▸ **What you need to do**
With the images removed, repeat the data below exactly.

▸ **Source material**
________________________

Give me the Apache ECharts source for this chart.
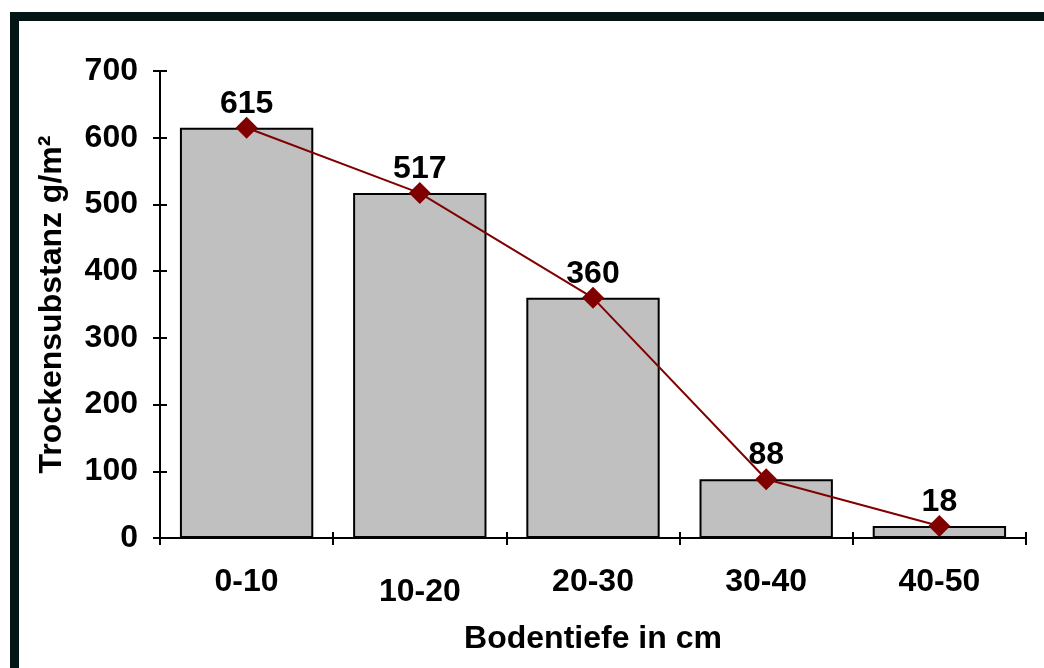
<!DOCTYPE html>
<html>
<head>
<meta charset="utf-8">
<script src="https://cdn.jsdelivr.net/npm/echarts@6/dist/echarts.min.js"></script>
<style>
html,body{margin:0;padding:0;background:#fff;}
#chart{width:1044px;height:668px;}
</style>
</head>
<body>
<div id="chart"></div>
<script>
var categories = ['0-10', '10-20', '20-30', '30-40', '40-50'];
var barValues = [615, 517, 360, 88, 18];
var lineValues = [615, 517, 360, 88, 18];
var yTicks = [0, 100, 200, 300, 400, 500, 600, 700];
var xTitle = 'Bodentiefe in cm';
var yTitle = 'Trockensubstanz g/m²';

var FONT = '"Liberation Sans", Arial, sans-serif';
var FS = 32;
var chart = echarts.init(document.getElementById('chart'), null, {renderer: 'canvas'});

var xData = categories.map(function (c, i) {
  return i === 1 ? {value: c, textStyle: {padding: [10, 0, 0, 0]}} : c;
});

var yMax = yTicks[yTicks.length - 1];
var yInterval = yTicks[1] - yTicks[0];

var option = {
  animation: false,
  backgroundColor: '#ffffff',
  textStyle: {fontFamily: FONT},
  graphic: [
    {type: 'rect', shape: {x: 10, y: 12, width: 1034, height: 9}, style: {fill: '#031515'}, z: 100},
    {type: 'rect', shape: {x: 10, y: 12, width: 9, height: 656}, style: {fill: '#031515'}, z: 100}
  ],
  grid: {left: 160, right: 18, top: 71, bottom: 130},
  xAxis: [{
    type: 'category',
    data: xData,
    boundaryGap: true,
    axisLine: {show: true, lineStyle: {color: '#000', width: 2}},
    axisTick: {show: true, length: 7, lineStyle: {color: '#000', width: 2}},
    axisLabel: {color: '#000', fontSize: FS, fontWeight: 'bold', fontFamily: FONT, margin: 28, interval: 0},
    name: xTitle,
    nameLocation: 'middle',
    nameGap: 85,
    nameTextStyle: {color: '#000', fontSize: FS, fontWeight: 'bold', fontFamily: FONT}
  }, {
    type: 'category',
    data: categories,
    position: 'bottom',
    boundaryGap: true,
    axisLine: {show: false},
    axisTick: {show: true, inside: true, length: 6, lineStyle: {color: '#000', width: 2}},
    axisLabel: {show: false}
  }],
  yAxis: [{
    type: 'value',
    min: 0,
    max: yMax,
    interval: yInterval,
    splitLine: {show: false},
    axisLine: {show: true, lineStyle: {color: '#000', width: 2}},
    axisTick: {show: true, length: 7, lineStyle: {color: '#000', width: 2}},
    axisLabel: {color: '#000', fontSize: FS, fontWeight: 'bold', fontFamily: FONT, margin: 22},
    name: yTitle,
    nameLocation: 'middle',
    nameGap: 92,
    nameTextStyle: {color: '#000', fontSize: FS, fontWeight: 'bold', fontFamily: FONT}
  }, {
    type: 'value',
    min: 0,
    max: yMax,
    interval: yInterval,
    position: 'left',
    splitLine: {show: false},
    axisLine: {show: false},
    axisTick: {show: true, inside: true, length: 7, lineStyle: {color: '#000', width: 2}},
    axisLabel: {show: false}
  }],
  series: [{
    type: 'bar',
    data: barValues,
    barWidth: '77%',
    itemStyle: {color: '#c0c0c0', borderColor: '#000', borderWidth: 2},
    z: 2
  }, {
    type: 'line',
    data: lineValues,
    symbol: 'diamond',
    symbolSize: 22,
    lineStyle: {color: '#800000', width: 2},
    itemStyle: {color: '#800000'},
    label: {show: true, position: 'top', distance: 6, offset: [0, 9], color: '#000', fontSize: FS, fontWeight: 'bold', fontFamily: FONT},
    z: 3
  }]
};
chart.setOption(option);
</script>
</body>
</html>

________________________

▸ **Response to the task**
Give me the Apache ECharts source for this chart.
<!DOCTYPE html>
<html>
<head>
<meta charset="utf-8">
<script src="https://cdn.jsdelivr.net/npm/echarts@6/dist/echarts.min.js"></script>
<style>
html,body{margin:0;padding:0;background:#fff;}
#chart{width:1044px;height:668px;}
</style>
</head>
<body>
<div id="chart"></div>
<script>
var categories = ['0-10', '10-20', '20-30', '30-40', '40-50'];
var barValues = [615, 517, 360, 88, 18];
var lineValues = [615, 517, 360, 88, 18];
var yTicks = [0, 100, 200, 300, 400, 500, 600, 700];
var xTitle = 'Bodentiefe in cm';
var yTitle = 'Trockensubstanz g/m²';

var FONT = '"Liberation Sans", Arial, sans-serif';
var FS = 32;
var chart = echarts.init(document.getElementById('chart'), null, {renderer: 'canvas'});

var xData = categories.map(function (c, i) {
  return i === 1 ? {value: c, textStyle: {padding: [10, 0, 0, 0]}} : c;
});

var yMax = yTicks[yTicks.length - 1];
var yInterval = yTicks[1] - yTicks[0];

var option = {
  animation: false,
  backgroundColor: '#ffffff',
  textStyle: {fontFamily: FONT},
  graphic: [
    {type: 'rect', shape: {x: 10, y: 12, width: 1034, height: 9}, style: {fill: '#031515'}, z: 100},
    {type: 'rect', shape: {x: 10, y: 12, width: 9, height: 656}, style: {fill: '#031515'}, z: 100}
  ],
  grid: {left: 160, right: 18, top: 71, bottom: 130},
  xAxis: [{
    type: 'category',
    data: xData,
    boundaryGap: true,
    axisLine: {show: true, lineStyle: {color: '#000', width: 2}},
    axisTick: {show: true, length: 7, lineStyle: {color: '#000', width: 2}},
    axisLabel: {color: '#000', fontSize: FS, fontWeight: 'bold', fontFamily: FONT, margin: 28, interval: 0},
    name: xTitle,
    nameLocation: 'middle',
    nameGap: 85,
    nameTextStyle: {color: '#000', fontSize: FS, fontWeight: 'bold', fontFamily: FONT}
  }, {
    type: 'category',
    data: categories,
    position: 'bottom',
    boundaryGap: true,
    axisLine: {show: false},
    axisTick: {show: true, inside: true, length: 6, lineStyle: {color: '#000', width: 2}},
    axisLabel: {show: false}
  }],
  yAxis: [{
    type: 'value',
    min: 0,
    max: yMax,
    interval: yInterval,
    splitLine: {show: false},
    axisLine: {show: true, lineStyle: {color: '#000', width: 2}},
    axisTick: {show: true, length: 7, lineStyle: {color: '#000', width: 2}},
    axisLabel: {color: '#000', fontSize: FS, fontWeight: 'bold', fontFamily: FONT, margin: 22},
    name: yTitle,
    nameLocation: 'middle',
    nameGap: 92,
    nameTextStyle: {color: '#000', fontSize: FS, fontWeight: 'bold', fontFamily: FONT}
  }, {
    type: 'value',
    min: 0,
    max: yMax,
    interval: yInterval,
    position: 'left',
    splitLine: {show: false},
    axisLine: {show: false},
    axisTick: {show: true, inside: true, length: 7, lineStyle: {color: '#000', width: 2}},
    axisLabel: {show: false}
  }],
  series: [{
    type: 'bar',
    data: barValues,
    barWidth: '77%',
    itemStyle: {color: '#c0c0c0', borderColor: '#000', borderWidth: 2},
    z: 2
  }, {
    type: 'line',
    data: lineValues,
    symbol: 'diamond',
    symbolSize: 22,
    lineStyle: {color: '#800000', width: 2},
    itemStyle: {color: '#800000'},
    label: {show: true, position: 'top', distance: 6, offset: [0, 9], color: '#000', fontSize: FS, fontWeight: 'bold', fontFamily: FONT},
    z: 3
  }]
};
chart.setOption(option);
</script>
</body>
</html>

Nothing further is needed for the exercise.